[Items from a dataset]
__________

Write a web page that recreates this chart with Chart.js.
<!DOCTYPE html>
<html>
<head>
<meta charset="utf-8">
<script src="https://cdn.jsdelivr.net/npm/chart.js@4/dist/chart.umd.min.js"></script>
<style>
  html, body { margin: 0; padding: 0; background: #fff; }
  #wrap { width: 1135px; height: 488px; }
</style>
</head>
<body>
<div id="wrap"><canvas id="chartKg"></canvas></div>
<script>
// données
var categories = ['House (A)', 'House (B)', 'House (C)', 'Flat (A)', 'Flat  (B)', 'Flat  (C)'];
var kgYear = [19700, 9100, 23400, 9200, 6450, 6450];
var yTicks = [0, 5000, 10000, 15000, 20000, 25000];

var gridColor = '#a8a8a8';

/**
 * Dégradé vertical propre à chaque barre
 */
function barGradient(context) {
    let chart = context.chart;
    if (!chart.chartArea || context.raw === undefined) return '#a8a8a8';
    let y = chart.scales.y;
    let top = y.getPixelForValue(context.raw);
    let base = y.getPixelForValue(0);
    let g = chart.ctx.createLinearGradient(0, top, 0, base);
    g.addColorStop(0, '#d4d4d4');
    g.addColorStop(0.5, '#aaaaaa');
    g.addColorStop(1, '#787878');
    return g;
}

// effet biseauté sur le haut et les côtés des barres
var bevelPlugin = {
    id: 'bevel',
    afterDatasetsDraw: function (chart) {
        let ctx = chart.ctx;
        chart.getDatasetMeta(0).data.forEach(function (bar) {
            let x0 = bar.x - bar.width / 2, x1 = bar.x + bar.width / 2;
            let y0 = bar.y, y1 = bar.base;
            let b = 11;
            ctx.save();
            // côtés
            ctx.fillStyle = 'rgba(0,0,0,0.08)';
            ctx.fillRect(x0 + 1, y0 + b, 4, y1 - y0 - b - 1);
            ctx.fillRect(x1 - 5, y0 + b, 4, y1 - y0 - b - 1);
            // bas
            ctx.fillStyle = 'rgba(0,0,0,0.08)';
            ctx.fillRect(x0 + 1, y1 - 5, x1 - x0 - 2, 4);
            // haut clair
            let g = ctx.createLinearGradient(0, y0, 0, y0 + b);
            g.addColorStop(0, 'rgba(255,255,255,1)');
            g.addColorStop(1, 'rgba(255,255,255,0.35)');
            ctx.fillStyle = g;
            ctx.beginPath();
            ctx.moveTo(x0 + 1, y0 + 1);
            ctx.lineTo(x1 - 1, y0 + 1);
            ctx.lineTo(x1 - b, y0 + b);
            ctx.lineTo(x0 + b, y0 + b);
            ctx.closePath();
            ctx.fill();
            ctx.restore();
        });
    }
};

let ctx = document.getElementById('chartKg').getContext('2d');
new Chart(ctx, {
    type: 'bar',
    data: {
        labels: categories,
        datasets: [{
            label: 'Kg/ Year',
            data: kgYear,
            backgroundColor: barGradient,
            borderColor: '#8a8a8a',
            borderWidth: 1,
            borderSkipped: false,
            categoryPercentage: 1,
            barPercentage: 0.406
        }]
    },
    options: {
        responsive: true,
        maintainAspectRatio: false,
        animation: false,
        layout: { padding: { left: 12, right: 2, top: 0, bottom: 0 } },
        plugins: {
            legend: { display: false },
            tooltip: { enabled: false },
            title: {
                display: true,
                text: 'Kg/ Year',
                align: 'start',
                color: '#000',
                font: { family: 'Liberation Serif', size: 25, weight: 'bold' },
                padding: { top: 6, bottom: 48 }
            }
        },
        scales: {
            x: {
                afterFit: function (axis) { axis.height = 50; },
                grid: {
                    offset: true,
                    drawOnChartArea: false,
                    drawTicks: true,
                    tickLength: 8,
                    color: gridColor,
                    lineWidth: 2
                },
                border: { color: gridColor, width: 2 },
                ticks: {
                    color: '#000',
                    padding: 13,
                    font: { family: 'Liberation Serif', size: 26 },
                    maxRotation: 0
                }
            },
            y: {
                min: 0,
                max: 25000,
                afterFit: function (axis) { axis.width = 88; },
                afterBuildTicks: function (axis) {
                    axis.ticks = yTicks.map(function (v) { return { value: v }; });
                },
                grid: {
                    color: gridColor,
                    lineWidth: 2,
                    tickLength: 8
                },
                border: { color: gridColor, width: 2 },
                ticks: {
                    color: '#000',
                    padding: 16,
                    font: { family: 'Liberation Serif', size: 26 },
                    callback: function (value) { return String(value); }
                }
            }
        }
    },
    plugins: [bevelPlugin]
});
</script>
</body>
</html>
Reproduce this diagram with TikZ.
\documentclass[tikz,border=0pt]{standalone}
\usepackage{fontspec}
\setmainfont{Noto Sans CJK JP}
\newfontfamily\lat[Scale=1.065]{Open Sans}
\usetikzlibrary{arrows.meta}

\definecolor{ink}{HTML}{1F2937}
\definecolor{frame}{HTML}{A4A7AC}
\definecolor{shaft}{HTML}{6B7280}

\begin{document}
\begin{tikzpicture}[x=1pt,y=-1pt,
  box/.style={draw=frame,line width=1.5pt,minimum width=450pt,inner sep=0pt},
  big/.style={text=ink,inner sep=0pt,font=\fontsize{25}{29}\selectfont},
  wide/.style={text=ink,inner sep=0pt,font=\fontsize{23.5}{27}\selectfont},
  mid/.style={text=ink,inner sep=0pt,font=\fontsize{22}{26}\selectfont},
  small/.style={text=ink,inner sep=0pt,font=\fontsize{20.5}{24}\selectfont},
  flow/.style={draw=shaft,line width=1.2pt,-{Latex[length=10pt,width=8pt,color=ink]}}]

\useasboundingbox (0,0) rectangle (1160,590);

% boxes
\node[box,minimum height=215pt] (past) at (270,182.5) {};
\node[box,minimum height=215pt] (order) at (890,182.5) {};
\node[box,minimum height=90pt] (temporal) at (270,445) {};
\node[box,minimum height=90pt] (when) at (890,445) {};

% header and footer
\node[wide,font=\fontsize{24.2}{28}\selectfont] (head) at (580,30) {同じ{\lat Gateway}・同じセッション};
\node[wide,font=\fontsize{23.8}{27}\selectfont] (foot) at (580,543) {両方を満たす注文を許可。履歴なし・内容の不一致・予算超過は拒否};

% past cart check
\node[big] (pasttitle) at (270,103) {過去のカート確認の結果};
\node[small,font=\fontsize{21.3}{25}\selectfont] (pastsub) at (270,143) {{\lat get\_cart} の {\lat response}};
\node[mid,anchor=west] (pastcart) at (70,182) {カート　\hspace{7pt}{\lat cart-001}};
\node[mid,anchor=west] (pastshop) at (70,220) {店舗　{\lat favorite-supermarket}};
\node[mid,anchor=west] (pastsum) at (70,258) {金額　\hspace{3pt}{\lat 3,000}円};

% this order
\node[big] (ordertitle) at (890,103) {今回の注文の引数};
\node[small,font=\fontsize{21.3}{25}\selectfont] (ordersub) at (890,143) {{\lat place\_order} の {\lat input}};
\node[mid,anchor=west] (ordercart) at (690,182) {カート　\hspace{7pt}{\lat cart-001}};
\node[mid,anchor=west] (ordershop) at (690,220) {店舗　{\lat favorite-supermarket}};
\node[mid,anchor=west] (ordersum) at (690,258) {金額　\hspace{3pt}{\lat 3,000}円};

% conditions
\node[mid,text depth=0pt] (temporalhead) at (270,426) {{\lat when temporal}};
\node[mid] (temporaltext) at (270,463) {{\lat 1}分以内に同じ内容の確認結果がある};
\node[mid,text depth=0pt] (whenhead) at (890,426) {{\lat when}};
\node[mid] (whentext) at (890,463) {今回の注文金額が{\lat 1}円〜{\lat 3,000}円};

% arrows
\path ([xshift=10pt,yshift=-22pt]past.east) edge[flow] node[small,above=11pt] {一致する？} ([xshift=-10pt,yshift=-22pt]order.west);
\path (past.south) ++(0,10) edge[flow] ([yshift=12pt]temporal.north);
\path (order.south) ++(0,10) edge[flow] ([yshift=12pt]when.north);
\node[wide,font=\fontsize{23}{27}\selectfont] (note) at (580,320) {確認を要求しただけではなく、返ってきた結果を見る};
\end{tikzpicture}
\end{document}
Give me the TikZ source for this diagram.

__________

**Exercise instructions:** Using the records above, select and copy every line that has the word "diagram".

**Solution to this problem:**
Reproduce this diagram with TikZ.
Give me the TikZ source for this diagram.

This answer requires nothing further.